* Begin Data *
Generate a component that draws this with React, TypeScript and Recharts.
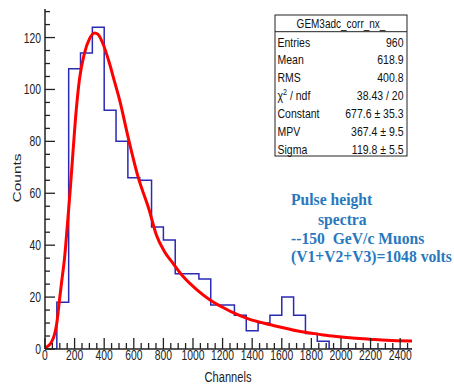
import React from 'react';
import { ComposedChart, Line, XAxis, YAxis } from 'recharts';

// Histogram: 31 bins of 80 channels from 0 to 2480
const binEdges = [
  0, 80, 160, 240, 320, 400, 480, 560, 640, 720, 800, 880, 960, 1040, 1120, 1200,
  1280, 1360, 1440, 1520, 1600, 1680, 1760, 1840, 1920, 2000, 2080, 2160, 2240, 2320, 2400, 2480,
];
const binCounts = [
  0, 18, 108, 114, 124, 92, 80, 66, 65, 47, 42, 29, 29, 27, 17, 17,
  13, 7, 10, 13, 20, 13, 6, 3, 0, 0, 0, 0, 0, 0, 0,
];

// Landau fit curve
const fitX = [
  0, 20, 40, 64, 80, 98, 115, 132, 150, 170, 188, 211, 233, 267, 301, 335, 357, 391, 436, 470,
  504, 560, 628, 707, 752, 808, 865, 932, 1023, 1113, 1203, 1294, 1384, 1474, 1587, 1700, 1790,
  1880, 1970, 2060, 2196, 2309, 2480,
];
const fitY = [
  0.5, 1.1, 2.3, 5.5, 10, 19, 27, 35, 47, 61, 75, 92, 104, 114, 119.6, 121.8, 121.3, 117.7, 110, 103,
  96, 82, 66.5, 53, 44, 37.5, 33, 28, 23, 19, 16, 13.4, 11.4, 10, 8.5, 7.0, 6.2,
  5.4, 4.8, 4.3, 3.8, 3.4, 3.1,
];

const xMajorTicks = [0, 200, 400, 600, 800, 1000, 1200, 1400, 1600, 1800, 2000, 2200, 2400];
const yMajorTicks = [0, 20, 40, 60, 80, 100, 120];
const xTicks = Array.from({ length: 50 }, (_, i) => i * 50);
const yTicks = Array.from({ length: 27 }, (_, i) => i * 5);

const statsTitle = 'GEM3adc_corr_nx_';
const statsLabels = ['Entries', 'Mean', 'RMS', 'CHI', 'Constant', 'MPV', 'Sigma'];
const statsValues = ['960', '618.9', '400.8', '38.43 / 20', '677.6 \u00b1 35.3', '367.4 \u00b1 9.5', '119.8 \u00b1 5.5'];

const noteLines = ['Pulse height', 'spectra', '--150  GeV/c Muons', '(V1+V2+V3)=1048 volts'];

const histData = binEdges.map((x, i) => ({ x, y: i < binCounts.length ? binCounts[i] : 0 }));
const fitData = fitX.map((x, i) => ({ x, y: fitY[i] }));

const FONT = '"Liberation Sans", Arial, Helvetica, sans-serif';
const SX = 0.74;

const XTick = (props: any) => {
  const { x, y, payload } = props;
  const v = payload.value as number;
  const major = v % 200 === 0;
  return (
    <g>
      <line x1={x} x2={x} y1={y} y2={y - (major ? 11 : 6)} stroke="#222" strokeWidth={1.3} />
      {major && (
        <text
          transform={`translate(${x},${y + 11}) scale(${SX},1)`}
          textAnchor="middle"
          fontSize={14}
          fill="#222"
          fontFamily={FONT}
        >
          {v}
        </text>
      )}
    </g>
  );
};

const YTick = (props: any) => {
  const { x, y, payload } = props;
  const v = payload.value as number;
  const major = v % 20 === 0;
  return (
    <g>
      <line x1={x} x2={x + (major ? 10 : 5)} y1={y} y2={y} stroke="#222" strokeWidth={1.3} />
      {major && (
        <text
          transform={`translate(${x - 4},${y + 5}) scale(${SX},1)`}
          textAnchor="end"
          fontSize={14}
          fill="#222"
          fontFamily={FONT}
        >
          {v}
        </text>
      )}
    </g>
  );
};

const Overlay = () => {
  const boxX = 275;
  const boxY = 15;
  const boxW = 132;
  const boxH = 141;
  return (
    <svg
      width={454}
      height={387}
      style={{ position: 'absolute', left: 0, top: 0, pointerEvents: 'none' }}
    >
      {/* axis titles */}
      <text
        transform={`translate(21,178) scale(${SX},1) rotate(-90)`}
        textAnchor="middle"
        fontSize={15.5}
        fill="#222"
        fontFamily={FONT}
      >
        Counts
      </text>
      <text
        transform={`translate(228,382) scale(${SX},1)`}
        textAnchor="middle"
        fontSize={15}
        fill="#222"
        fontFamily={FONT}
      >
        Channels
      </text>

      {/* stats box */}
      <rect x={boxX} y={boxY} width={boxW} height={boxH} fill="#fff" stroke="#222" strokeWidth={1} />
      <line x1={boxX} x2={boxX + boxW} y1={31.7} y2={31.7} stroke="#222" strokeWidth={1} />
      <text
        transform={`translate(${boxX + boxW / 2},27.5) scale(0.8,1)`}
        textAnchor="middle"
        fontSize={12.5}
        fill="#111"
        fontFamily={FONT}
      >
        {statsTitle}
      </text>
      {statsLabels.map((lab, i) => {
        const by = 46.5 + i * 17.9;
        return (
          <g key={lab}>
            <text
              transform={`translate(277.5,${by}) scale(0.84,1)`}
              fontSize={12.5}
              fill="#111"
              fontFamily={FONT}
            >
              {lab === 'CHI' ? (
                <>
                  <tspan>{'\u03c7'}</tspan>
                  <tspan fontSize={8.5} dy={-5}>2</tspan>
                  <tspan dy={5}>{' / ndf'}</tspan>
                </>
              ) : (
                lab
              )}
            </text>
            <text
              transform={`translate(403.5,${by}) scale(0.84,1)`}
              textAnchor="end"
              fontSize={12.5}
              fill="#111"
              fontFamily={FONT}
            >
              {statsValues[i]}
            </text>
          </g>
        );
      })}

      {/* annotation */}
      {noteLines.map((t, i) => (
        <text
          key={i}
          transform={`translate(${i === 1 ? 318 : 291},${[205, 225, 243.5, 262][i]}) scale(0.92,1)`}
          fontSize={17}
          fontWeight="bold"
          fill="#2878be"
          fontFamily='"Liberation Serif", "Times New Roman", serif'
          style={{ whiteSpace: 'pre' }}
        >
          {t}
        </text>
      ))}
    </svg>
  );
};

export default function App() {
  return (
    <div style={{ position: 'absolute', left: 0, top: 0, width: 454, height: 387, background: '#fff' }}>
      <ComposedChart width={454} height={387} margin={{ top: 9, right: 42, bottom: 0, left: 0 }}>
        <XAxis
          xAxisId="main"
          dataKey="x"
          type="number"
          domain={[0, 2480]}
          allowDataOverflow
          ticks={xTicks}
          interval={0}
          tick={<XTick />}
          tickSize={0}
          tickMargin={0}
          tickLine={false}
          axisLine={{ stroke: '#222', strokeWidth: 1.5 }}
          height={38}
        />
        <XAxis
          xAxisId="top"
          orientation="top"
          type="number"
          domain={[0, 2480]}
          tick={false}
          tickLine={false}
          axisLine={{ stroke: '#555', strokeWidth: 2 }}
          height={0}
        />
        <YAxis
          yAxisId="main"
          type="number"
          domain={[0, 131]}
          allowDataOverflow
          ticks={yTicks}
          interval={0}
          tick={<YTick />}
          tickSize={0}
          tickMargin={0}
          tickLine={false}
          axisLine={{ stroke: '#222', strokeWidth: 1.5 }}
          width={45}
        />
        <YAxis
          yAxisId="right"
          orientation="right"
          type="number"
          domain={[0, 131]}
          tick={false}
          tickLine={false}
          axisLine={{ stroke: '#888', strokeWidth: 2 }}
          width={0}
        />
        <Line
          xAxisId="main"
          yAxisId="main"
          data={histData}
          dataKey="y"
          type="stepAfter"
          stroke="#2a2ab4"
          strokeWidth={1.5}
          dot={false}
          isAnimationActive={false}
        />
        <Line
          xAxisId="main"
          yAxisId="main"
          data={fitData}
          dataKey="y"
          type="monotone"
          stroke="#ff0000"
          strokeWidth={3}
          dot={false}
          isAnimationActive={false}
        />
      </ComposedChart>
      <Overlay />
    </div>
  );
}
* End Data *
▶ _Exercise_:
Restate, line by line and word for word, everything from the top of the material through the line that contains "const fitData = fitX.map((x, i)". Leave pictures out.

▶ _Expected output_:
Generate a component that draws this with React, TypeScript and Recharts.
import React from 'react';
import { ComposedChart, Line, XAxis, YAxis } from 'recharts';

// Histogram: 31 bins of 80 channels from 0 to 2480
const binEdges = [
  0, 80, 160, 240, 320, 400, 480, 560, 640, 720, 800, 880, 960, 1040, 1120, 1200,
  1280, 1360, 1440, 1520, 1600, 1680, 1760, 1840, 1920, 2000, 2080, 2160, 2240, 2320, 2400, 2480,
];
const binCounts = [
  0, 18, 108, 114, 124, 92, 80, 66, 65, 47, 42, 29, 29, 27, 17, 17,
  13, 7, 10, 13, 20, 13, 6, 3, 0, 0, 0, 0, 0, 0, 0,
];

// Landau fit curve
const fitX = [
  0, 20, 40, 64, 80, 98, 115, 132, 150, 170, 188, 211, 233, 267, 301, 335, 357, 391, 436, 470,
  504, 560, 628, 707, 752, 808, 865, 932, 1023, 1113, 1203, 1294, 1384, 1474, 1587, 1700, 1790,
  1880, 1970, 2060, 2196, 2309, 2480,
];
const fitY = [
  0.5, 1.1, 2.3, 5.5, 10, 19, 27, 35, 47, 61, 75, 92, 104, 114, 119.6, 121.8, 121.3, 117.7, 110, 103,
  96, 82, 66.5, 53, 44, 37.5, 33, 28, 23, 19, 16, 13.4, 11.4, 10, 8.5, 7.0, 6.2,
  5.4, 4.8, 4.3, 3.8, 3.4, 3.1,
];

const xMajorTicks = [0, 200, 400, 600, 800, 1000, 1200, 1400, 1600, 1800, 2000, 2200, 2400];
const yMajorTicks = [0, 20, 40, 60, 80, 100, 120];
const xTicks = Array.from({ length: 50 }, (_, i) => i * 50);
const yTicks = Array.from({ length: 27 }, (_, i) => i * 5);

const statsTitle = 'GEM3adc_corr_nx_';
const statsLabels = ['Entries', 'Mean', 'RMS', 'CHI', 'Constant', 'MPV', 'Sigma'];
const statsValues = ['960', '618.9', '400.8', '38.43 / 20', '677.6 \u00b1 35.3', '367.4 \u00b1 9.5', '119.8 \u00b1 5.5'];

const noteLines = ['Pulse height', 'spectra', '--150  GeV/c Muons', '(V1+V2+V3)=1048 volts'];

const histData = binEdges.map((x, i) => ({ x, y: i < binCounts.length ? binCounts[i] : 0 }));
const fitData = fitX.map((x, i) => ({ x, y: fitY[i] }));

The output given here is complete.